Westboro Baptist Church protests at Northwestern's Hillel

    A WBC protester is met by students at the corner of Foster Street and Sheridan Road. Photo by Emily Chow / North by Northwestern.

    Four members of the Westboro Baptist Church gathered on Wednesday on the corner of Foster Street and Sheridan Road for half an hour to protest Northwestern’s Fiedler Hillel. This protest, brought on by the Jewish New Year, Rosh Hashanah, also included stabs at homosexuals, President Obama and Americans in general.

    According to a press release faxed to Hillel from the Kansas-based church, the protest was one of five stops the group made in the area on Wednesday. Other locations included the Illinois Holocaust Museum in Skokie and the Israel Consulate in Chicago. The press release was filled with quotations from the Bible and a statement saying, “WBC is looking for the good figs among the Christ-rejecting hypocrites.”
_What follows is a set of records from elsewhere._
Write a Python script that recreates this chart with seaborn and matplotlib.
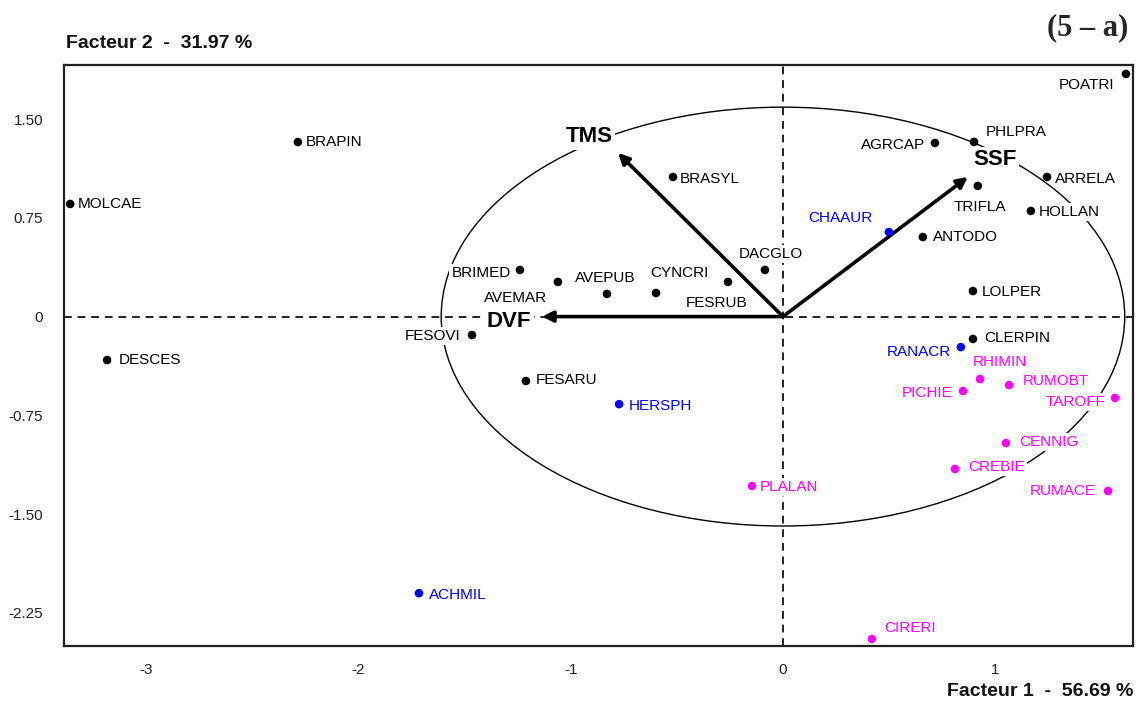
import numpy as np
import pandas as pd
import matplotlib
matplotlib.use("Agg")
import matplotlib.pyplot as plt
from matplotlib.patches import Ellipse
import seaborn as sns

# ---------------- data ----------------
species = ["POATRI", "BRAPIN", "MOLCAE", "AGRCAP", "PHLPRA", "BRASYL", "ARRELA",
           "TRIFLA", "HOLLAN", "ANTODO", "DACGLO", "BRIMED", "AVEMAR", "AVEPUB",
           "CYNCRI", "FESRUB", "FESOVI", "DESCES", "FESARU", "LOLPER", "CLERPIN",
           "CHAAUR", "RANACR", "HERSPH", "ACHMIL",
           "RHIMIN", "RUMOBT", "PICHIE", "TAROFF", "CENNIG", "CREBIE", "RUMACE",
           "PLALAN", "CIRERI"]
f1 = [1.616, -2.285, -3.358, 0.716, 0.900, -0.518, 1.244,
      0.918, 1.168, 0.659, -0.085, -1.239, -1.060, -0.829,
      -0.598, -0.259, -1.465, -3.184, -1.211, 0.895, 0.895,
      0.499, 0.838, -0.772, -1.715,
      0.928, 1.065, 0.848, 1.564, 1.050, 0.810, 1.531,
      -0.146, 0.419]
f2 = [1.842, 1.325, 0.855, 1.318, 1.326, 1.060, 1.060,
      0.992, 0.802, 0.604, 0.354, 0.354, 0.263, 0.172,
      0.179, 0.263, -0.140, -0.330, -0.489, 0.194, -0.170,
      0.642, -0.232, -0.665, -2.100,
      -0.474, -0.520, -0.565, -0.618, -0.960, -1.157, -1.324,
      -1.286, -2.448]
group = (["g1"] * 21) + (["g2"] * 4) + (["g3"] * 9)

vectors = ["TMS", "SSF", "DVF"]
vec_f1 = [-0.777, 0.871, -1.135]
vec_f2 = [1.242, 1.060, 0.0]

xticks = [-3, -2, -1, 0, 1]
yticks = [-2.25, -1.50, -0.75, 0, 0.75, 1.50]
ytick_labels = ["-2.25", "-1.50", "-0.75", "0", "0.75", "1.50"]

xlabel_txt = "Facteur 1  -  56.69 %"
ylabel_txt = "Facteur 2  -  31.97 %"
panel_txt = "(5 \u2013 a)"

# ---------------- style ----------------
palette = {"g1": "#000000", "g2": "#0000ff", "g3": "#ff00ff"}

# label offsets in pixels (dx, dy, ha)
label_pos = {
    "POATRI": (-12, -11, "right"), "BRAPIN": (8, 0, "left"), "MOLCAE": (8, 0, "left"),
    "AGRCAP": (-10, -2, "right"), "PHLPRA": (12, 10, "left"), "BRASYL": (7, -2, "left"),
    "ARRELA": (8, -2, "left"), "TRIFLA": (2, -21, "center"), "HOLLAN": (8, -1, "left"),
    "ANTODO": (10, 0, "left"), "DACGLO": (6, 16, "center"), "BRIMED": (-9, -3, "right"),
    "AVEMAR": (-11, -16, "right"), "AVEPUB": (-2, 16, "center"), "CYNCRI": (-6, 20, "left"),
    "FESRUB": (-11, -21, "center"), "FESOVI": (-11, -1, "right"), "DESCES": (12, 0, "left"),
    "FESARU": (10, 1, "left"), "LOLPER": (9, -1, "left"), "CLERPIN": (11, 1, "left"),
    "CHAAUR": (-16, 14, "right"), "RANACR": (-10, -5, "right"), "HERSPH": (10, -2, "left"),
    "ACHMIL": (10, -2, "left"), "RHIMIN": (-7, 17, "left"), "RUMOBT": (14, 4, "left"),
    "PICHIE": (-10, -2, "right"), "TAROFF": (-10, -4, "right"), "CENNIG": (13, 1, "left"),
    "CREBIE": (13, 2, "left"), "RUMACE": (-12, 0, "right"), "PLALAN": (8, -1, "left"),
    "CIRERI": (12, 11, "left"),
}
vec_label_pos = {"TMS": (-29, 16), "SSF": (27, 17), "DVF": (-33, -5)}

sns.set_style("white")
plt.rcParams["font.family"] = ["Liberation Sans", "DejaVu Sans"]

df = pd.DataFrame({"species": species, "f1": f1, "f2": f2, "group": group})

fig = plt.figure(figsize=(11.43, 7.05), dpi=100)
ax = fig.add_axes([64 / 1143, 1 - 646 / 705, (1133 - 64) / 1143, (646 - 65) / 705])

# reference lines
ax.axhline(0, color="#222222", lw=1.4, ls=(0, (4, 3)), zorder=1)
ax.axvline(0, color="#222222", lw=1.4, ls=(0, (4, 3)), zorder=1)

# correlation ellipse
ax.add_patch(Ellipse((0, 0), width=2 * 1.61, height=2 * 1.59, fill=False,
                     edgecolor="black", lw=1.0, zorder=2))

# arrows
for name, vx, vy in zip(vectors, vec_f1, vec_f2):
    ax.annotate("", xy=(vx, vy), xytext=(0, 0),
                arrowprops=dict(arrowstyle="-|>", color="black", lw=2.6,
                                mutation_scale=16, shrinkA=0, shrinkB=0),
                zorder=5)
    dx, dy = vec_label_pos[name]
    ax.annotate(name, xy=(vx, vy), xytext=(dx, dy), textcoords="offset pixels",
                ha="center", va="center", fontsize=16, fontweight="bold",
                color="black", zorder=6,
                bbox=dict(boxstyle="square,pad=0.1", fc="white", ec="none"))

# points
sns.scatterplot(data=df, x="f1", y="f2", hue="group", palette=palette, s=38,
                linewidth=0, legend=False, ax=ax, zorder=7)

for _, r in df.iterrows():
    dx, dy, ha = label_pos[r["species"]]
    ax.annotate(r["species"], xy=(r["f1"], r["f2"]), xytext=(dx, dy),
                textcoords="offset pixels", ha=ha, va="center", fontsize=11,
                color=palette[r["group"]], zorder=4,
                bbox=dict(boxstyle="square,pad=0.15", fc="white", ec="none"))

ax.set_xlim(-3.387, 1.649)
ax.set_ylim(-2.501, 1.910)
ax.set_xticks(xticks)
ax.set_xticklabels([str(t) for t in xticks])
ax.set_yticks(yticks)
ax.set_yticklabels(ytick_labels)
ax.set_xlabel("")
ax.set_ylabel("")
ax.tick_params(direction="inout", length=10, width=1.1, colors="black",
               labelsize=11, labelcolor="#222222")
ax.tick_params(axis="y", pad=10)
ax.tick_params(axis="x", pad=7)
for s in ax.spines.values():
    s.set_color("#222222")
    s.set_linewidth(1.6)

fig.text(66 / 1143, 1 - 43 / 705, ylabel_txt, ha="left", va="center",
         fontsize=14, fontweight="bold", color="#111111")
fig.text(1133 / 1143, 1 - 692 / 705, xlabel_txt, ha="right", va="center",
         fontsize=14, fontweight="bold", color="#111111")
fig.text(1128 / 1143, 1 - 28 / 705, panel_txt, ha="right", va="center",
         fontsize=22, fontweight="bold", family=["Liberation Serif", "DejaVu Serif"])

fig.savefig("out.png", dpi=100)
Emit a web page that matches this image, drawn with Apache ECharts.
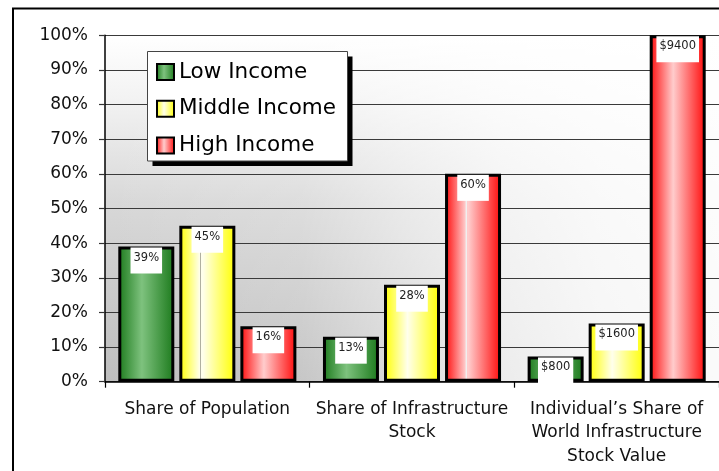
<!DOCTYPE html>
<html>
<head>
<meta charset="utf-8">
<script src="https://cdn.jsdelivr.net/npm/echarts@6/dist/echarts.min.js"></script>
<style>
html,body{margin:0;padding:0;background:#fff;}
#chart{width:719px;height:471px;}
</style>
</head>
<body>
<div id="chart"></div>
<script>
var categories = ['Share of Population', 'Share of Infrastructure\nStock', 'Individual\u2019s Share of\nWorld Infrastructure\nStock Value'];
var seriesNames = ['Low Income', 'Middle Income', 'High Income'];
var lowIncome = [39, 13, 7.3];
var middleIncome = [45, 28, 16.8];
var highIncome = [16, 60, 100];
var lowLabels = ['39%', '13%', '$800'];
var middleLabels = ['45%', '28%', '$1600'];
var highLabels = ['16%', '60%', '$9400'];
var yTicks = [0, 100, 10];

var FONT = 'DejaVu Sans';
var PLOT = {left: 105, top: 35.3, width: 616, height: 346.4};

function grad(edge, center, line) {
  var stops = [{offset: 0, color: edge}];
  if (line) {
    stops.push({offset: 0.365, color: center});
    stops.push({offset: 0.366, color: line});
    stops.push({offset: 0.384, color: line});
    stops.push({offset: 0.385, color: center});
  }
  stops.push({offset: 0.42, color: center});
  stops.push({offset: 1, color: edge});
  return {type: 'linear', x: 0, y: 0, x2: 1, y2: 0, colorStops: stops};
}

function mkSeries(name, data, labels, fill, specials) {
  return {
    name: name,
    type: 'bar',
    data: data.map(function (v, i) {
      if (specials && specials[i]) return {value: v, itemStyle: {color: specials[i]}};
      return v;
    }),
    barWidth: 56,
    barGap: '9%',
    itemStyle: {color: fill, borderColor: '#000', borderWidth: 3},
    label: {
      show: true,
      position: 'insideTop',
      distance: 1,
      formatter: function (p) { return labels[p.dataIndex]; },
      backgroundColor: '#fff',
      padding: [3, 3, 9, 3],
      fontSize: 11.5,
      lineHeight: 14,
      color: '#222',
      fontFamily: FONT
    },
    emphasis: {disabled: true}
  };
}

var chart = echarts.init(document.getElementById('chart'), null, {renderer: 'canvas'});
chart.setOption({
  animation: false,
  backgroundColor: '#fff',
  graphic: [
    {
      type: 'rect', z: -20,
      shape: {x: PLOT.left, y: PLOT.top, width: PLOT.width, height: PLOT.height},
      style: {fill: {type: 'linear', x: 0, y: 0, x2: 0, y2: 1, colorStops: [
        {offset: 0, color: '#ffffff'},
        {offset: 0.19, color: '#f2f2f2'},
        {offset: 0.48, color: '#d8d8d8'},
        {offset: 1, color: '#bdbdbd'}
      ]}}
    },
    {
      type: 'rect', z: -19,
      shape: {x: PLOT.left, y: PLOT.top, width: PLOT.width, height: PLOT.height},
      style: {fill: {type: 'linear', x: 0, y: 0, x2: 1, y2: 0, colorStops: [
        {offset: 0, color: 'rgba(255,255,255,0)'},
        {offset: 0.32, color: 'rgba(255,255,255,0.15)'},
        {offset: 0.48, color: 'rgba(255,255,255,0.45)'},
        {offset: 0.64, color: 'rgba(255,255,255,0.71)'},
        {offset: 0.8, color: 'rgba(255,255,255,0.85)'},
        {offset: 1, color: 'rgba(255,255,255,0.93)'}
      ]}}
    },
    {
      type: 'rect', z: 3,
      shape: {x: 152.5, y: 56.5, width: 200, height: 109.5},
      style: {fill: '#000'}
    },
    {
      type: 'rect', z: 3,
      shape: {x: 147.5, y: 51.5, width: 200, height: 109.5},
      style: {fill: '#fff', stroke: '#444', lineWidth: 1}
    },
    {
      type: 'rect', z: 100,
      shape: {x: 13, y: 8.5, width: 760, height: 520},
      style: {fill: 'none', stroke: '#000', lineWidth: 2}
    }
  ],
  grid: {
    left: PLOT.left, top: PLOT.top, width: PLOT.width, height: PLOT.height,
    show: false
  },
  legend: {
    orient: 'vertical',
    left: 147, top: 51,
    z: 5,
    icon: 'rect',
    itemWidth: 17, itemHeight: 16,
    itemGap: 12.7,
    padding: [9, 12, 4, 9],
    itemStyle: {borderColor: '#000', borderWidth: 2},
    textStyle: {fontFamily: FONT, fontSize: 21.5, lineHeight: 24, color: '#000'},
    selectedMode: false,
    data: seriesNames
  },
  xAxis: {
    type: 'category',
    data: categories,
    axisLine: {lineStyle: {color: '#000', width: 1.5}},
    axisTick: {show: true, length: 6, lineStyle: {color: '#000', width: 1.2}},
    axisLabel: {fontFamily: FONT, fontSize: 17, lineHeight: 23.5, color: '#111', margin: 16, interval: 0},
    splitLine: {show: false}
  },
  yAxis: {
    type: 'value',
    min: yTicks[0], max: yTicks[1], interval: yTicks[2],
    axisLine: {show: true, lineStyle: {color: '#000', width: 1.5}},
    axisTick: {show: true, length: 6, lineStyle: {color: '#333', width: 1.2}},
    axisLabel: {fontFamily: FONT, fontSize: 17, color: '#111', margin: 17, formatter: '{value}%'},
    splitLine: {show: true, lineStyle: {color: '#3a3a3a', width: 1.2}}
  },
  series: [
    mkSeries(seriesNames[0], lowIncome, lowLabels, grad('#1c7a1c', '#7ec27e')),
    mkSeries(seriesNames[1], middleIncome, middleLabels, grad('#ffff00', '#ffffec'),
      [grad('#ffff00', '#ffffec', '#b0b0a0'), null, null]),
    mkSeries(seriesNames[2], highIncome, highLabels, grad('#ff0a0a', '#ffcccc'),
      [null, grad('#ff0a0a', '#ffcccc', '#f0f0f0'), null])
  ]
});
</script>
</body>
</html>
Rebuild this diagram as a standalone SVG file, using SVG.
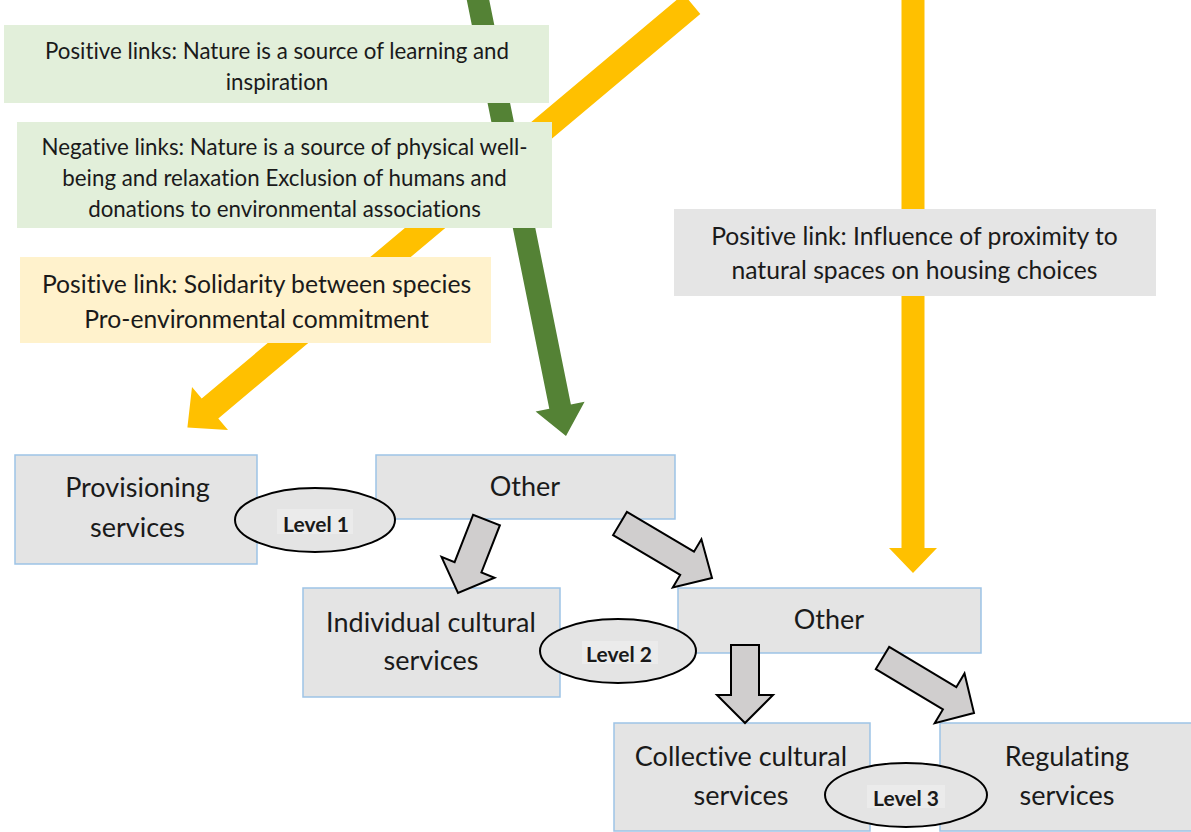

    The group held several signs, with such slogans as, “Your rabbi is a whore” and “Mourn for your sins.” They sang parodies of famous songs, including “Hey Jew,” based off the Beatles’ “Hey Jude,” and a remake of “God Bless America” called “God Hates America.”

    WBC also protested Hillel on July 19, and Michael Simon, Hillel’s new executive director, expected the two events to be almost identical. Before both protests, he sent an email to his community to discourage engaging the protesters.

    “They’re looking to be taunted and engaged and we don’t want to give them that satisfaction,” Simon said. “They picked Rosh Hashanah obviously as a symbolic date. It’s part of their sick tactics.”

    Before Wednesday’s protest, which he described as “repugnant” and “ludicrous,” Simon said he did not expect many people to witness it. He was pleasantly surprised when a group of Northwestern students and Evanston residents gathered to combat the hateful protest with songs of love and signs of hope.

    Ryan Odom, a student at University of Illinois at Chicago, followed the WBC protesters around all day with signs promoting tolerance and ignited a counter-protest at Hillel. He gave two extra signs to onlookers. Soon, dozens of students were singing, hugging, laughing and blocking the WBC protesters from the street.

    Odom is not Jewish, but he did not see that as a factor in his counter-protest. “I wanted the people that they’re targeting — in this case, Jews — and passers-by to see that there’s more love in this world than there is hate,” he said.

    The protesters continued on, occasionally laughing at students and yelling at drivers on Sheridan Road and the crowd. One protester shouted, “take off your clown suit and put on your ‘Obey!’” to a rabbi wearing a yarmulke, but both he and the crowd ignored her.

    After 25 minutes, the protest quieted down and the members of the WBC left quickly, moving on to a protest at Rosh Hashanah services at Evanston Township High School. Simon took their parting as an opportunity to address the onlookers.

    “This is going to make our New Year very special,” he said. “That [protest] means nothing to us, this [community] means everything.”